Stars really start to punch their weight, however, on Take Me To The Riot, a rousing, passionate plea with more than a hint of The Smiths at their inciting best. Its pairing with My Favourite Book only adds to its potency, the latter fast-fowarding a decade or two with Millan's tender vocal and nuanced woodwind touches.

Branching out slight, Torq comes over all Prince on the somewhat surprising Ghost Of Genova Heights, a track that suddenly veers from classic Campbell placidity to falsetto funk and Hall & Oates-esque bass line and organ licks. It's a little jarring, but utterly inspired.

Normal service is subsequently resumed with Personal, a morose correspondence between Campbell and Millan about classified ad non-event. Barricade, too, trades on strangely Anglophilic themes ("in Bermondsey in Burberry...the pigs arrived") over a serene piano backing and, eventually, the sound of mob chanting. It will be, without doubt, a lifetime favourite for some.

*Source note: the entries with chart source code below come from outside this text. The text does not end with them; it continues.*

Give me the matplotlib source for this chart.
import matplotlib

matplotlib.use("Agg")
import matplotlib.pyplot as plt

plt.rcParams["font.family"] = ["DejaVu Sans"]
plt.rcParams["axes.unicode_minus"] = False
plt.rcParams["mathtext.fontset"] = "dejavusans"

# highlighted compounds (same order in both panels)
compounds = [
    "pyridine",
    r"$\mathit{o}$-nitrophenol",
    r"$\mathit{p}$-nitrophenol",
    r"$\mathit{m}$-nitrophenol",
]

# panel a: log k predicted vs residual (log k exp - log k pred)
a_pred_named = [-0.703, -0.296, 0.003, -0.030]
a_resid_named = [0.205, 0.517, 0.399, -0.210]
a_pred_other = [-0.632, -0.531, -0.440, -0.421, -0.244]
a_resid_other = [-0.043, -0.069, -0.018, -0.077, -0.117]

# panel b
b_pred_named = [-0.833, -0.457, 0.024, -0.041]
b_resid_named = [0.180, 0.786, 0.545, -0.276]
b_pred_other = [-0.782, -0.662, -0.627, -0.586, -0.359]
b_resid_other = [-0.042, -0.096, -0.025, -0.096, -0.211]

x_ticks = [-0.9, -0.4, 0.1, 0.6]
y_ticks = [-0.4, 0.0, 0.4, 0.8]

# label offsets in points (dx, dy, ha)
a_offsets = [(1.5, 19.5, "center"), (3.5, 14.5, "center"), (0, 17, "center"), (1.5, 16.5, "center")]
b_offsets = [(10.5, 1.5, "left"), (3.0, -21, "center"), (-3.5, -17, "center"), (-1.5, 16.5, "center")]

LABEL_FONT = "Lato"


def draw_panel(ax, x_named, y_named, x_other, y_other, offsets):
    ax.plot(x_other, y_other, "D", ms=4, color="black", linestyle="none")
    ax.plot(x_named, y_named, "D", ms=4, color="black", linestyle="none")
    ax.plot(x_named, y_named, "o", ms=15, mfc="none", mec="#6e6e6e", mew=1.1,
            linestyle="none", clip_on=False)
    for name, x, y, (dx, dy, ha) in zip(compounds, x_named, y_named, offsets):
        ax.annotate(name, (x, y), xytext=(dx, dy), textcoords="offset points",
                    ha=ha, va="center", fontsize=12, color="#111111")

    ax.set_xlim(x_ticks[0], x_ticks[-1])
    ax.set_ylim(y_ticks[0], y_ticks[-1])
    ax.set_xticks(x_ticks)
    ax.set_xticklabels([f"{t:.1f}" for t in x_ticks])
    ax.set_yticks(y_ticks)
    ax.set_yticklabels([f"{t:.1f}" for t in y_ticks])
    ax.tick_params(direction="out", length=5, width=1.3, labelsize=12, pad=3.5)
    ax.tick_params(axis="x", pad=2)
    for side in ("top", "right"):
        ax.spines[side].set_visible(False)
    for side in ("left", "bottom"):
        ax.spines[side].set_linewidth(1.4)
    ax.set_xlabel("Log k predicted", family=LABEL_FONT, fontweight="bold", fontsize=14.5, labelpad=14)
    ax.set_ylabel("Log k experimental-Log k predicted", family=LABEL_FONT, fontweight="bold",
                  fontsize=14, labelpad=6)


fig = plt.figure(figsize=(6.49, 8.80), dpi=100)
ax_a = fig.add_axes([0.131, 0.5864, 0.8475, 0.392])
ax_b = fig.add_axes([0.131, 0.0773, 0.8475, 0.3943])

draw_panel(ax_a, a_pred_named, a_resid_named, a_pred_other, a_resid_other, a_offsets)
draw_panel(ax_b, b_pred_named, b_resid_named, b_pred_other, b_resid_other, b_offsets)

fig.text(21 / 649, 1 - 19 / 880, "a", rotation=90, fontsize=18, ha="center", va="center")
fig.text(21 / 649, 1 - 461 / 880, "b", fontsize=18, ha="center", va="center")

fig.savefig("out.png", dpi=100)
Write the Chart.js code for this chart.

While the album boasts a number of more vigorous efforts (Bitches In Tokyo, Midnight Coward), none have the instant appeal of a Reunion or What I'm Trying To Say, and, although such tracks certainly show signs of revealing their secrets given time, it's the slow-burning epics on which the album trades, and deservedly so.

It is fitting, then, that the affair concludes with the grand-scale title track, which crescendos beautifully from piano and vocal to full orchestral bombast in six glorious minutes the Arcade Fire themselves would be proud of.

In Our Bedroom is not perfect but it has moments of perfection in much the same way as its predecessor. An instant classic for some, a slow-burner for others; this is what we've come to expect of Stars and - now and then - that little bit more as well.